Les deux espèces de ris sec sont le ris long & le ris rond. Celui que M. de Reine a reçu & qu’il distribue, est le ris long. Il rapporte beaucoup, mais il a une pellicule rouge qui le rend plus difficile à blanchir au pilon ; cette pellicule ne lui donne aucun mauvais goût… Le ris rond paroît préférable au ris long, parce qu’il vient bien sur les hauteurs, & sous une température plus froide. Il est plus aisé à piler, mais il s’égraine facilement. Il faut se hâter de le couper lorsqu’il est mûr, sans quoi on en perd beaucoup, surtout s’il fait du vent.
Le ris sec est celui qui réussit le mieux tous la zone torride dans les terres nouvellement défrichées. M. de Reine étant à l’isle de France, en tira de Mangalor, côte du Malabar, environ quatre onces. Il le planta & le replanta, la troisième année il récolta trente deux milliers pesant. Cette multiplication est prodigieuse. Dans ces climats brûlans, on ne doit planter ce ris sur les terres défrichées, que sur la fin de la saison des pluies ; mais on le plante avant cette saison dans les terres qui ont porté plusieurs récoltes. Quoique le ris sec ne demande pas d’être dans l’eau, il lui faut pourtant un terrain qui ait une certaine fraîcheur.
Comme la végétation est rapide dans les climats brûlans, dit M. de Reine, j’ai éprouvé que le ris ne restoit en terre que 30 à 40 jours.
Pour que mon ris levât également, je le plantois avant les pluies qui arrivent vers novembre & décembre.
Je présume qu’on pourroit en France le planter de bonne heure dans des endroits à l’abri du froid, pour le transplanter en pleine terre quand le temps des gelées seroit passé, ou le semer sur couche & sous châssis. Ce seroit le moyen de pouvoir récolter au mois d’août. En Europe un bon terrain exposé au midi, & qui seroit un peu en pente, conviendroit le mieux au ris sec. Il occupe la terre de quatre mois à quatre mois & demi à l’isle de France ; dans l’Inde, il mûrit plutôt.

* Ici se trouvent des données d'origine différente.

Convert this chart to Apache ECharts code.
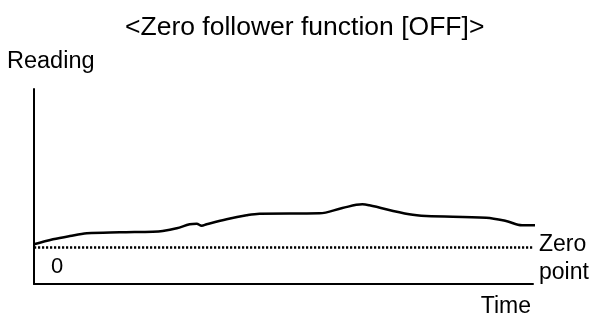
<!DOCTYPE html>
<html>
<head>
<meta charset="utf-8">
<script src="https://cdn.jsdelivr.net/npm/echarts@6/dist/echarts.min.js"></script>
<style>
  html, body { margin: 0; padding: 0; background: #fff; }
  #chart { width: 594px; height: 320px; }
</style>
</head>
<body>
<div id="chart"></div>
<script>
// Elapsed time (arbitrary units, 0..100 across the time axis)
const timeValues = [0, 3.8, 7.2, 10.6, 17.2, 23.8, 25.8, 28.6, 31.2, 32.6, 33.6, 34.6,
  38.6, 42.6, 45.2, 57.2, 61.8, 65.8, 67.2, 75.2, 78.6, 90.6, 94.6, 97.8, 100.6];
// Instrument reading drifting above the zero point
const readingValues = [0.27, 0.77, 1.1, 1.37, 1.47, 1.53, 1.6, 1.87, 2.27, 2.33, 2.13, 2.27,
  2.77, 3.17, 3.33, 3.37, 3.9, 4.27, 4.17, 3.27, 3.1, 2.93, 2.6, 2.17, 2.17];
const zeroPoint = 0;
// The only value labelled on the reading axis
const readingTicks = [0];

const titleText = '<Zero follower function [OFF]>';
const yAxisName = 'Reading';
const xAxisName = 'Time';
const zeroPointLabel = 'Zero\npoint';

const font = '"Liberation Sans", Arial, sans-serif';
const chart = echarts.init(document.getElementById('chart'), null, { renderer: 'canvas' });

chart.setOption({
  animation: false,
  backgroundColor: '#ffffff',
  textStyle: { fontFamily: font, color: '#000' },
  title: {
    text: titleText,
    left: 120,
    top: 9,
    textStyle: { fontFamily: font, fontSize: 26.5, fontWeight: 'normal', color: '#000' }
  },
  grid: { left: 34, right: 61, top: 89, bottom: 36, containLabel: false },
  xAxis: {
    type: 'value',
    min: 0,
    max: 100,
    name: xAxisName,
    nameLocation: 'end',
    nameGap: 0,
    nameTextStyle: { fontFamily: font, fontSize: 23, color: '#000', align: 'right', verticalAlign: 'top', padding: [11, 2, 0, 0] },
    axisLine: { show: true, onZero: false, lineStyle: { color: '#000', width: 2 } },
    axisTick: { show: false },
    axisLabel: { show: false },
    splitLine: { show: false }
  },
  yAxis: {
    type: 'value',
    min: -3.7,
    max: 15.8,
    name: yAxisName,
    nameLocation: 'end',
    nameGap: 0,
    nameTextStyle: { fontFamily: font, fontSize: 23.5, color: '#000', align: 'left', verticalAlign: 'bottom', padding: [0, 0, 15, -27] },
    axisLine: { show: true, onZero: false, lineStyle: { color: '#000', width: 2 } },
    axisTick: { show: false },
    axisLabel: {
      show: true,
      inside: true,
      customValues: readingTicks,
      margin: 17,
      fontFamily: font,
      fontSize: 22,
      color: '#000',
      verticalAlign: 'top',
      padding: [9, 0, 0, 0]
    },
    splitLine: { show: false }
  },
  series: [{
    type: 'line',
    data: timeValues.map((t, i) => [t, readingValues[i]]),
    smooth: 0.35,
    showSymbol: false,
    clip: false,
    lineStyle: { color: '#000', width: 2.5 },
    markLine: {
      symbol: 'none',
      silent: true,
      data: [
        {
          yAxis: zeroPoint,
          lineStyle: { color: '#000', width: 2.5, type: [2.2, 1.8] },
          label: {
            show: true, position: 'end', formatter: zeroPointLabel,
            fontFamily: font, fontSize: 23, color: '#000', lineHeight: 28,
            align: 'left', verticalAlign: 'top', padding: [-16, 0, 0, 1]
          }
        }
      ]
    }
  }]
});
</script>
</body>
</html>
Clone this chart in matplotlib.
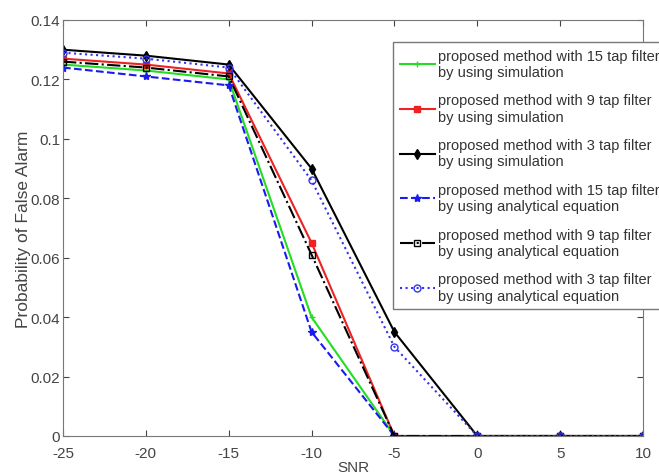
import matplotlib
matplotlib.use("Agg")
import matplotlib.pyplot as plt

plt.rcParams["font.family"] = ["Liberation Sans", "DejaVu Sans"]
plt.rcParams["axes.unicode_minus"] = False

snr = [-25, -20, -15, -10, -5, 0, 5, 10]

# probability of false alarm per curve
sim_15 = [0.125, 0.123, 0.120, 0.040, 0.0, 0.0, 0.0, 0.0]
sim_9 = [0.127, 0.125, 0.122, 0.065, 0.0, 0.0, 0.0, 0.0]
sim_3 = [0.130, 0.128, 0.125, 0.090, 0.035, 0.0, 0.0, 0.0]
ana_15 = [0.124, 0.121, 0.118, 0.035, 0.0, 0.0, 0.0, 0.0]
ana_9 = [0.126, 0.124, 0.121, 0.061, 0.0, 0.0, 0.0, 0.0]
ana_3 = [0.129, 0.127, 0.124, 0.086, 0.030, 0.0, 0.0, 0.0]

labels = [
    "proposed method with 15 tap filter\nby using simulation",
    "proposed method with 9 tap filter\nby using simulation",
    "proposed method with 3 tap filter\nby using simulation",
    "proposed method with 15 tap filter\nby using analytical equation",
    "proposed method with 9 tap filter\nby using analytical equation",
    "proposed method with 3 tap filter\nby using analytical equation",
]

fig = plt.figure(figsize=(6.59, 4.77), dpi=100)
ax = fig.add_axes([63 / 659, 1 - 437 / 477, (643 - 63) / 659, (437 - 21) / 477])

ax.plot(snr, sim_15, color="#22dd22", linestyle="-", marker="+", ms=5, lw=1.5, label=labels[0])
ax.plot(snr, sim_9, color="#ee2222", linestyle="-", marker="s", ms=4, lw=1.5, label=labels[1])
ax.plot(snr, sim_3, color="black", linestyle="-", marker="d", ms=5, lw=1.5, label=labels[2])
ax.plot(snr, ana_15, color="#1a1aee", linestyle="--", marker="*", ms=6, lw=1.5, label=labels[3])
ax.plot(snr, ana_9, color="black", linestyle="-.", marker="s", ms=5, mfc="none", lw=1.5, label=labels[4])
ax.plot(snr, ana_3, color="#3333ee", linestyle=":", marker="o", ms=5, mfc="none", lw=1.5, label=labels[5])

ax.set_xlim(-25, 10)
ax.set_ylim(0, 0.14)
ax.set_xticks(snr)
ax.set_yticks([0, 0.02, 0.04, 0.06, 0.08, 0.1, 0.12, 0.14])
ax.set_yticklabels(["0", "0.02", "0.04", "0.06", "0.08", "0.1", "0.12", "0.14"])
ax.tick_params(direction="in", top=True, right=True, labelsize=11, colors="#444444", length=4)
ax.tick_params(axis="x", pad=7)
ax.tick_params(axis="y", pad=2)
for s in ax.spines.values():
    s.set_color("#777777")

ax.set_xlabel("SNR", fontsize=11, color="#444444", labelpad=0)
ax.set_ylabel("Probability of False Alarm", fontsize=12.5, color="#444444", labelpad=0)

leg = ax.legend(
    loc="upper left",
    bbox_to_anchor=(393 / 659, 1 - 43 / 477),
    bbox_transform=fig.transFigure,
    fontsize=10.5,
    fancybox=False,
    edgecolor="#777777",
    framealpha=1,
    handlelength=2.4,
    handletextpad=0.25,
    labelspacing=1.0,
    borderpad=0.45,
    borderaxespad=0,
)
for t in leg.get_texts():
    t.set_color("#333333")

fig.savefig("out.png", dpi=100)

On dit qu’il faut planter le ris parce que c’est la seule manière de le cultiver dans les colonies. Il seroit très-difficile de faire autrement en Europe, vu qu’il est nécessaire que les touffes de ris soient à 15 ou 18 pouces de distance les unes des autres. Si on le plantoit plus près, comme il talle beaucoup, les jeunes plantes s’étoufferoient.